The whole problem is that the database isn't really integrated in the application framework. I.e. the checks you code, should also be done in the database, the browser and the appserver. If you use PHP/PEAR's HTML_QuickForm classes, you get a check in the browser and the appserver with just one line. And that's the most I've seen until now.
Frank, if you're dealing with Java, yes it will throw an exception and the default exception is quite likely to be fine for your needs. I still feel the explicit validation is good as I tend to adhere to the standard of "a good programmer looks both ways before crossing a one-way street".
However, even granting the Java example, what about C++? Division by zero doesn't throw an exception (though I believe it does if you're only using integers). What's worse, a tiny C program I wrote to test this returned "0.000000". That's not good.
It's not just foreign keys. There seems to be a whole generation of "database programmers" out there who don't use any kind of metadata. I put this down to two things:
1/ People working as database designers without ever having been taught any database theory. Or even reading a book on the subject.

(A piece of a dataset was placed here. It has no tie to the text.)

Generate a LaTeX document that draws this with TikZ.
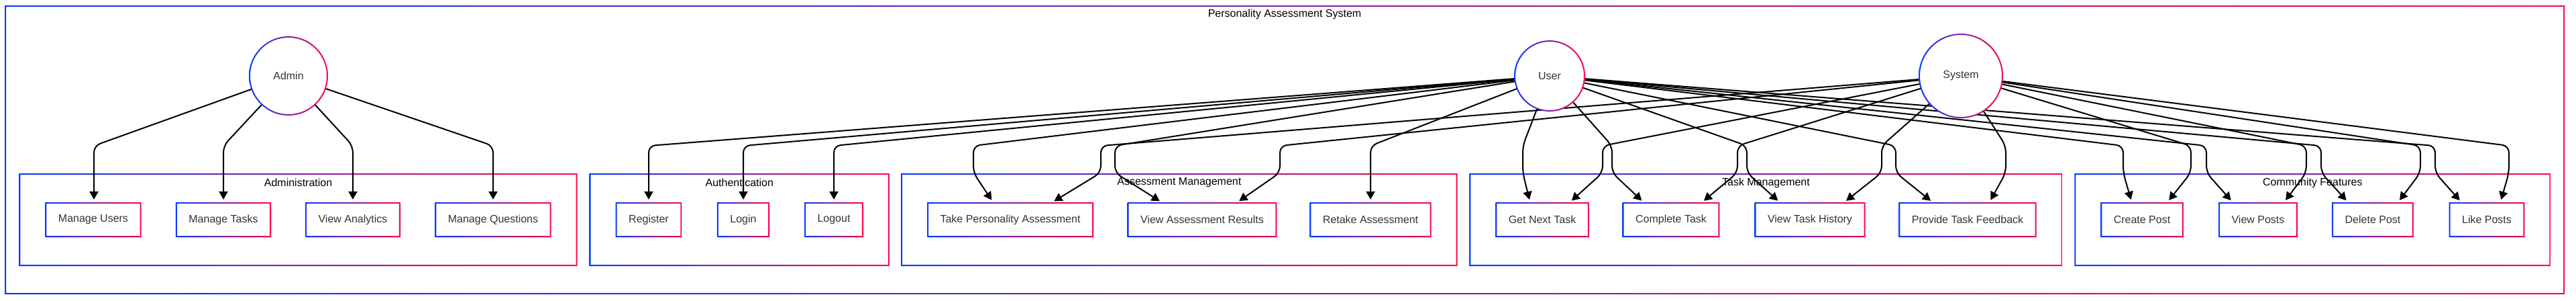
\documentclass[tikz,border=0pt]{standalone}
\usepackage{fontspec}
\setmainfont{Liberation Sans}
\usetikzlibrary{arrows.meta,backgrounds,calc,fit,shadows}

\definecolor{gradblue}{HTML}{0A3CFF}
\definecolor{gradred}{HTML}{FF0A4B}
\definecolor{txtgray}{HTML}{333333}

\tikzset{
  actor/.style={circle, fill=white, text=txtgray, inner sep=0pt, outer sep=0pt},
  usecase/.style={rectangle, fill=white, text=txtgray, minimum height=25pt,
    inner xsep=9.25pt, outer sep=0pt,
    drop shadow={shadow xshift=.8pt, shadow yshift=-.8pt, fill=black, opacity=.12}},
  cluster/.style={rectangle, fill=white, inner xsep=19.5pt, inner ysep=21.5pt, outer sep=0pt},
  clustertitle/.style={text=black, inner sep=0pt},
  flow/.style={line width=1pt, rounded corners=5pt,
    -{Triangle[length=6pt,width=6.5pt]}, shorten >=2.5pt},
}

% gradient border round a rectangle node
\newcommand{\gradring}[1]{%
  \shade[left color=gradblue, right color=gradred, even odd rule]
    ($(#1.south west)+(-1,1)$) rectangle ($(#1.north east)+(1,-1)$)
    ($(#1.south west)+(1,-1)$) rectangle ($(#1.north east)+(-1,1)$);}
% gradient border round a circle node
\newcommand{\gradcircle}[2]{%
  \shade[left color=gradblue, right color=gradred, even odd rule]
    (#1.center) circle[radius=#2pt+0.5pt] (#1.center) circle[radius=#2pt-0.5pt];}

\begin{document}
\begin{tikzpicture}[x=0.5pt, y=-0.5pt, font=\fontsize{8}{10}\selectfont]
\useasboundingbox (0,0) rectangle (3840,447);

% actors
\node[actor, minimum size=58pt] (admin) at (430,113) {Admin};
\node[actor, minimum size=52pt] (user) at (2310,113) {User};
\node[actor, minimum size=62pt] (system) at (2923,113) {System};

% administration
\node[usecase] (musers) at (139,327) {Manage Users};
\node[usecase] (mtasks) at (333,327) {Manage Tasks};
\node[usecase] (vanalytics) at (526,327) {View Analytics};
\node[usecase] (mquestions) at (735,327) {Manage Questions};
% authentication
\node[usecase] (register) at (967,327) {Register};
\node[usecase] (login) at (1108,327) {Login};
\node[usecase] (logout) at (1243,327) {Logout};
% assessment management
\node[usecase] (takeassess) at (1506,327) {Take Personality Assessment};
\node[usecase] (viewresults) at (1792,327) {View Assessment Results};
\node[usecase] (retake) at (2043,327) {Retake Assessment};
% task management
\node[usecase] (nexttask) at (2299,327) {Get Next Task};
\node[usecase] (completetask) at (2491,327) {Complete Task};
\node[usecase] (taskhistory) at (2698,327) {View Task History};
\node[usecase] (taskfeedback) at (2933,327) {Provide Task Feedback};
% community features
\node[usecase] (createpost) at (3193,327) {Create Post};
\node[usecase] (viewposts) at (3366,327) {View Posts};
\node[usecase] (deletepost) at (3537,327) {Delete Post};
\node[usecase] (likeposts) at (3707,327) {Like Posts};

\foreach \n in {musers,mtasks,vanalytics,mquestions,register,login,logout,
  takeassess,viewresults,retake,nexttask,completetask,taskhistory,taskfeedback,
  createpost,viewposts,deletepost,likeposts}
  \gradring{\n};
\gradcircle{admin}{29}
\gradcircle{user}{26}
\gradcircle{system}{31}

\begin{scope}[on background layer]
\node[cluster, minimum width=1907pt, minimum height=214pt, inner sep=0pt] (pas) at (1915,223) {};
\gradring{pas}
\node[clustertitle] (pastitle) at ($(pas.north)+(0,12)$) {Personality Assessment System};

\node[cluster, fit=(musers)(mquestions)] (adminbox) {};
\node[cluster, fit=(register)(logout)] (authbox) {};
\node[cluster, fit=(takeassess)(retake)] (assessbox) {};
\node[cluster, fit=(nexttask)(taskfeedback)] (taskbox) {};
\node[cluster, fit=(createpost)(likeposts)] (commbox) {};
\foreach \c/\t in {adminbox/Administration,authbox/Authentication,
  assessbox/Assessment Management,taskbox/Task Management,commbox/Community Features}{
  \gradring{\c}
  \node[clustertitle] (\c title) at ($(\c.north)+(0,13)$) {\t};
}

% connectors
\foreach \src/\dst/\xa/\xe in {
  admin/musers/140/140, admin/mtasks/333/333, admin/vanalytics/526/526,
  admin/mquestions/735/735,
  user/register/967/967, user/login/1108/1108, user/logout/1243/1243,
  user/takeassess/1451/1481, system/takeassess/1641/1567,
  user/viewresults/1662/1733, system/viewresults/1908/1843,
  user/retake/2043/2043,
  user/nexttask/2270/2281, system/nexttask/2389/2339,
  user/completetask/2403/2451, system/completetask/2590/2536,
  user/taskhistory/2604/2654, system/taskhistory/2805/2748,
  user/taskfeedback/2826/2882, system/taskfeedback/2990/2965,
  user/createpost/3165/3178, system/createpost/3266/3230,
  user/viewposts/3289/3329, system/viewposts/3438/3404,
  user/deletepost/3460/3501, system/deletepost/3608/3574,
  user/likeposts/3630/3670, system/likeposts/3740/3727}
  \draw[flow] (\src) -- (\xa,217) -- (\xa,257) -- (\xe,0 |- \dst.north);
\end{scope}
\end{tikzpicture}
\end{document}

2/ Popular database systems (and, yes, I'm looking at you MySQL 3.x) which didn't have a reasonable level of support for metadata.
Data and it's relationships should be described as much as possible in the database. That's what databases are for. They shouldn't be seen as just some static dump for data.
If you're dropping foreign keys, then what's next? I know, we'll let the application keep track of all of the data means. Let's make each database a single table. It'll have a thousand columns and all of them will be varchar(255).
I agree with the author and the pro-FK comments. Especially by Dave Cross. I think most new "database programmers" see database as an special-featured Excel.
Always put theory (and idea) first!
While in theory I agree, in practice this is much more problematic. If I (as a DBA) have the ability to capture the scope of a requirement and design, build, and implement that scope, my schema may contain FK's, defaults, non-nullable fields, et cetera.
Unfortunately, usually I inherit someone else's mess, designed by someone who did not understand what they were doing, or did not envision the data being used to current requirements. Ultimately, at management's impatient insistence I end up ripping out most of the constraints just to get the durn thing to work in our environment, and once it's working, nobody wants to touch it for fear of introducing more complications.
From an IT perspective, data integrity is a very important thing; however, from a business perspective, it would seem that any data (even inaccurate data) is better than no data. Go figure.
@Jeremy: I do understand your pain. Unfortunately, developers who know a little SQL seem to assume that's all they know about databases. May I recommend picking up the book Refactoring Databases: Evolutionary Database Design as an alternative strategy?
Of course, business types are often so focused on short-term results that they don't care about long-term success. After all, they know that they (and the app) probably won't be here in a few year's time.